По пути в город Фабиан обычно звонил Мануэле, и она устраивала так, чтобы освободиться от работы в аптеке. Приехав, он, как правило, оставлял свой караван неподалеку от парка. На следующий день Мануэла, получавшая удовольствие от поездок верхом, находила его в тот момент, когда он прогуливал своих пони.

Вечером, захватив с собой чемодан с вещами для ночлега, она приходила к нему в гости. Ее появление в тесных дверях его дома на колесах всегда было для него событием: шорох платья, грациозная походка знающей себе цену женщины, которая, подобно балерине, влетала на крыльях или же входила, словно модель на подиум во время показа мод. У нее вошло в привычку, прежде чем подняться в альков, посидеть с напитками в гостиной каравана. Во время таких эпизодов Мануэла была беспокойной, даже раздражительной. Пока они разговаривали, она расхаживала по комнате, перелистывая какой-нибудь журнал о конном спорте, лежавший у него на полке, затем швыряла его прочь. Иногда в бронзовых деталях или зеркале на стене она видела свое отражение, и тогда она тотчас поднимала руку, чтобы поправить прическу, изучала грим, поправляла складки блузки, ниспадавшие на шею и плечи. Ей всегда хотелось произвести впечатление на Фабиана своими успехами в качестве представительницы прекрасного пола, усовершенствованием своей красоты и женственности.

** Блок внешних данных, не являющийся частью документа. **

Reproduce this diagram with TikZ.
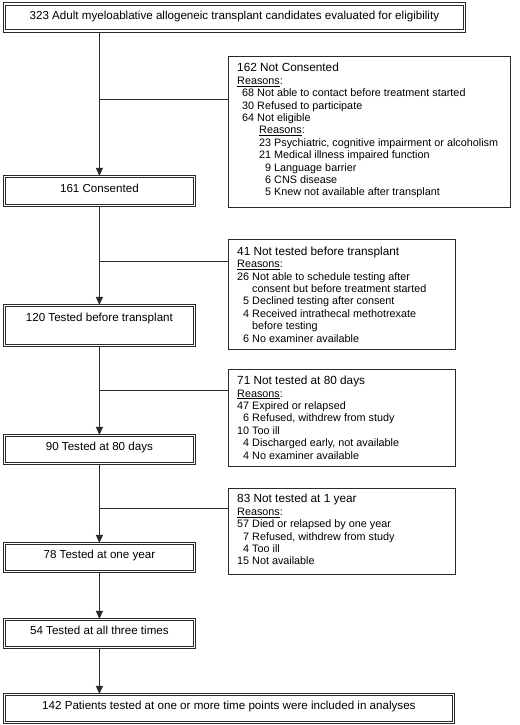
\documentclass[tikz,border=0pt]{standalone}
\usepackage{fontspec}
\setmainfont{Liberation Sans}
\usetikzlibrary{arrows.meta}
\definecolor{ln}{HTML}{2A2A2A}
\newlength{\numw}
\newcommand{\mainsz}{\fontsize{11.6bp}{13bp}\selectfont}
\newcommand{\bodysz}{\fontsize{10.8bp}{12.4bp}\selectfont\settowidth{\numw}{00}}
\newcommand{\ttlsz}{\fontsize{11.8bp}{12.4bp}\selectfont}
\newcommand{\rsn}{\underline{Reasons}:}
\newcommand{\itm}[2]{\makebox[\numw][r]{#1} #2}
\newcommand{\cnt}[1]{\hspace*{\numw} #1}
\tikzset{
  x=1bp, y=-1bp,
  mainbox/.style={draw=ln, line width=1bp, double, double distance=1.8bp, fill=white,
    anchor=north west, inner sep=0, font=\mainsz, text height=8.5bp, text depth=6.2bp},
  sidebox/.style={draw=ln, line width=0.9bp, anchor=north west, inner sep=0},
  sidetext/.style={anchor=north west, inner sep=0, align=left, font=\bodysz},
  conn/.style={draw=ln, line width=0.9bp},
  arr/.style={conn, -{Triangle[width=7bp,length=8bp]}}
}
\begin{document}
\begin{tikzpicture}
\useasboundingbox (0,0) rectangle (520,725);
\fill[white] (0,0) rectangle (520,725);

% main column
\node[mainbox, minimum width=460bp, minimum height=27bp] (top) at (3.9,3.9)
  {323 Adult myeloablative allogeneic transplant candidates evaluated for eligibility};
\node[mainbox, minimum width=190bp, minimum height=29bp] (c161) at (3.9,175.9) {161 Consented};
\node[mainbox, minimum width=190bp, minimum height=40bp, text depth=16.2bp] (t120) at (3.9,304.9) {120 Tested before transplant};
\node[mainbox, minimum width=190bp, minimum height=28bp] (t90) at (3.9,434.9) {90 Tested at 80 days};
\node[mainbox, minimum width=190bp, minimum height=28bp] (t78) at (3.9,542.9) {78 Tested at one year};
\node[mainbox, minimum width=190bp, minimum height=28bp] (t54) at (3.9,618.9) {54 Tested at all three times};
\node[mainbox, minimum width=449bp, minimum height=28bp] (all) at (3.9,693.9)
  {142 Patients tested at one or more time points were included in analyses};

% side boxes
\node[sidebox, minimum width=282bp, minimum height=151bp] (nc) at (228,56) {};
\node[sidetext] (nct) at (237,63.2) {{\ttlsz 162 Not Consented}\\
\rsn\\
\hspace*{5bp}\itm{68}{Not able to contact before treatment started}\\
\hspace*{5bp}\itm{30}{Refused to participate}\\
\hspace*{5bp}\itm{64}{Not eligible}\\
\hspace*{22bp}\rsn\\
\hspace*{22bp}\itm{23}{Psychiatric, cognitive impairment or alcoholism}\\
\hspace*{22bp}\itm{21}{Medical illness impaired function}\\
\hspace*{22bp}\itm{9}{Language barrier}\\
\hspace*{22bp}\itm{6}{CNS disease}\\
\hspace*{22bp}\itm{5}{Knew not available after transplant}};

\node[sidebox, minimum width=227bp, minimum height=110bp] (n41) at (228,239) {};
\node[sidetext] (n41t) at (237,246.5) {{\ttlsz 41 Not tested before transplant}\\
\rsn\\
\itm{26}{Not able to schedule testing after}\\
\cnt{consent but before treatment started}\\
\itm{5}{Declined testing after consent}\\
\itm{4}{Received intrathecal methotrexate}\\
\cnt{before testing}\\
\itm{6}{No examiner available}};

\node[sidebox, minimum width=227bp, minimum height=97bp] (n71) at (228,369) {};
\node[sidetext] (n71t) at (237,376) {{\ttlsz 71 Not tested at 80 days}\\
\rsn\\
\itm{47}{Expired or relapsed}\\
\itm{6}{Refused, withdrew from study}\\
\itm{10}{Too ill}\\
\itm{4}{Discharged early, not available}\\
\itm{4}{No examiner available}};

\node[sidebox, minimum width=227bp, minimum height=86bp] (n83) at (228,488) {};
\node[sidetext] (n83t) at (237,494.2) {{\ttlsz 83 Not tested at 1 year}\\
\rsn\\
\itm{57}{Died or relapsed by one year}\\
\itm{7}{Refused, withdrew from study}\\
\itm{4}{Too ill}\\
\itm{15}{Not available}};

% connectors
\draw[arr] (c161.north |- top.south) -- (c161.north);
\draw[arr] (c161.south) -- (t120.north);
\draw[arr] (t120.south) -- (t90.north);
\draw[arr] (t90.south) -- (t78.north);
\draw[arr] (t78.south) -- (t54.north);
\draw[arr] (t54.south) -- (t54.south |- all.north);

\coordinate (j1) at (99,99);
\coordinate (j2) at (99,261);
\coordinate (j3) at (99,390);
\coordinate (j4) at (99,508);
\draw[conn] (j1) -- (j1 -| nc.west);
\draw[conn] (j2) -- (j2 -| n41.west);
\draw[conn] (j3) -- (j3 -| n71.west);
\draw[conn] (j4) -- (j4 -| n83.west);
\end{tikzpicture}
\end{document}
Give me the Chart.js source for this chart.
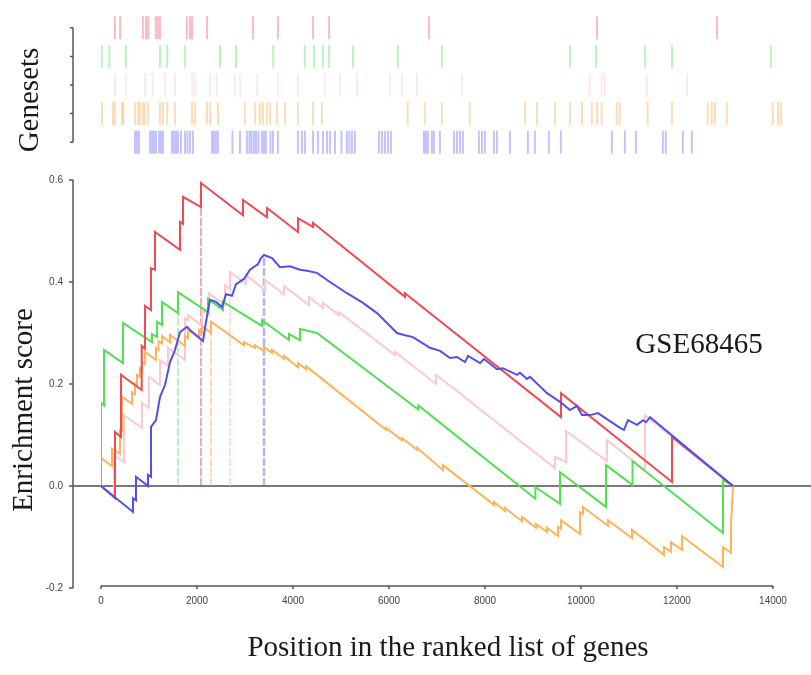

Ее присутствие непременно ощущалось в комнате: натура страстная, она носилась взад и вперед, словно подхлестываемая копной своих роскошных волос, из-под одежды виднелись очертания ее великолепных плеч и бедер. Снаружи царила тишина: город, деревья, его дом на колесах были островками в темном океане. Лишь вдалеке горела оранжевая нить огней, словно петлей стягивавшая парк.